Begin with the first line below and retype each line exactly through the line containing "y_tick_labels = ['1', '10', '100', '1000']". Any pictures are to be left out.
** start of AVAILABLE DATA **
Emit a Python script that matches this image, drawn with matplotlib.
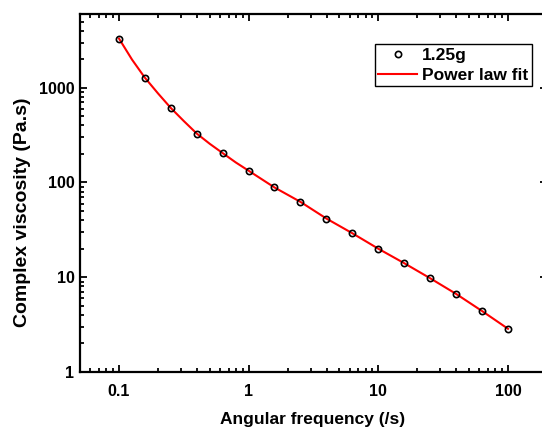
import matplotlib
matplotlib.use("Agg")
import matplotlib.pyplot as plt
from matplotlib.ticker import LogLocator, FixedLocator, NullFormatter, FixedFormatter

plt.rcParams['font.family'] = ['Liberation Sans', 'DejaVu Sans']

# Angular frequency sweep (rad/s) and measured complex viscosity (Pa.s)
freq = [0.1, 0.158, 0.251, 0.398, 0.631, 1.0, 1.58, 2.51, 3.98, 6.31,
        10.0, 15.8, 25.1, 39.8, 63.1, 100.0]
viscosity = [3300, 1280, 611, 328, 204, 133, 88.7, 62.4, 41.6, 29.1,
             20.0, 14.1, 9.76, 6.67, 4.40, 2.86]

# Power-law fit curve
fit_freq = [0.1, 0.126, 0.158, 0.2, 0.251, 0.316, 0.398, 0.501, 0.631, 0.794,
            1.0, 1.58, 2.51, 3.98, 6.31, 10.0, 15.8, 25.1, 39.8, 63.1, 100.0]
fit_visc = [3300, 1980, 1280, 870, 611, 445, 328, 256, 204, 163,
            133, 88.7, 62.4, 41.6, 29.1, 20.0, 14.1, 9.76, 6.67, 4.40, 2.86]

x_ticks = [0.1, 1, 10, 100]
x_tick_labels = ['0.1', '1', '10', '100']
y_ticks = [1, 10, 100, 1000]
y_tick_labels = ['1', '10', '100', '1000']

W, H = 542, 430
fig = plt.figure(figsize=(W / 100, H / 100), dpi=100)
ax = fig.add_axes([80 / W, (H - 372) / H, (547 - 80) / W, (372 - 14) / H])

ax.plot(fit_freq, fit_visc, color='#ff0000', lw=1.5, label='Power law fit', zorder=2)
ax.plot(freq, viscosity, linestyle='none', marker='o', ms=4.5, mfc='none',
        mec='black', mew=1.2, label='1.25g', zorder=3)

ax.set_xscale('log')
ax.set_yscale('log')
ax.set_xlim(0.05, 200)
ax.set_ylim(1, 6000)

ax.xaxis.set_major_locator(FixedLocator(x_ticks))
ax.xaxis.set_major_formatter(FixedFormatter(x_tick_labels))
ax.yaxis.set_major_locator(FixedLocator(y_ticks))
ax.yaxis.set_major_formatter(FixedFormatter(y_tick_labels))
ax.xaxis.set_minor_locator(LogLocator(base=10, subs=range(2, 10), numticks=20))
ax.yaxis.set_minor_locator(LogLocator(base=10, subs=range(2, 10), numticks=20))
ax.xaxis.set_minor_formatter(NullFormatter())
ax.yaxis.set_minor_formatter(NullFormatter())

for s in ax.spines.values():
    s.set_linewidth(1.6)
ax.tick_params(which='both', direction='in', top=True, right=True, width=1.3)
ax.tick_params(which='major', length=5)
ax.tick_params(which='minor', length=3)
ax.tick_params(axis='x', which='major', pad=9)
ax.tick_params(axis='y', which='major', pad=4)
for lab in ax.get_xticklabels() + ax.get_yticklabels():
    lab.set_fontsize(11.5)
    lab.set_fontweight('bold')

ax.set_xlabel('Angular frequency (/s)', fontsize=12.5, fontweight='bold')
ax.set_ylabel('Complex viscosity (Pa.s)', fontsize=14, fontweight='bold')
ax.xaxis.set_label_coords((313 - 80) / (547 - 80), -(412 - 372) / (372 - 14))
ax.yaxis.set_label_coords(-(80 - 31) / (547 - 80), (372 - 212) / (372 - 14))

handles, labels = ax.get_legend_handles_labels()
leg = fig.legend(handles[::-1], labels[::-1], loc='upper left',
                 bbox_to_anchor=(375 / W, 1 - 44 / H), borderaxespad=0,
                 fancybox=False, framealpha=1, edgecolor='black',
                 prop={'size': 12.5, 'weight': 'bold'}, handlelength=2.2,
                 borderpad=0.2, labelspacing=0.3, handletextpad=0.3)
leg.get_frame().set_linewidth(1.0)

fig.savefig('out.png', dpi=100)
** end of AVAILABLE DATA **
- **ANSWER TO THIS PROBLEM**:
Emit a Python script that matches this image, drawn with matplotlib.
import matplotlib
matplotlib.use("Agg")
import matplotlib.pyplot as plt
from matplotlib.ticker import LogLocator, FixedLocator, NullFormatter, FixedFormatter

plt.rcParams['font.family'] = ['Liberation Sans', 'DejaVu Sans']

# Angular frequency sweep (rad/s) and measured complex viscosity (Pa.s)
freq = [0.1, 0.158, 0.251, 0.398, 0.631, 1.0, 1.58, 2.51, 3.98, 6.31,
        10.0, 15.8, 25.1, 39.8, 63.1, 100.0]
viscosity = [3300, 1280, 611, 328, 204, 133, 88.7, 62.4, 41.6, 29.1,
             20.0, 14.1, 9.76, 6.67, 4.40, 2.86]

# Power-law fit curve
fit_freq = [0.1, 0.126, 0.158, 0.2, 0.251, 0.316, 0.398, 0.501, 0.631, 0.794,
            1.0, 1.58, 2.51, 3.98, 6.31, 10.0, 15.8, 25.1, 39.8, 63.1, 100.0]
fit_visc = [3300, 1980, 1280, 870, 611, 445, 328, 256, 204, 163,
            133, 88.7, 62.4, 41.6, 29.1, 20.0, 14.1, 9.76, 6.67, 4.40, 2.86]

x_ticks = [0.1, 1, 10, 100]
x_tick_labels = ['0.1', '1', '10', '100']
y_ticks = [1, 10, 100, 1000]
y_tick_labels = ['1', '10', '100', '1000']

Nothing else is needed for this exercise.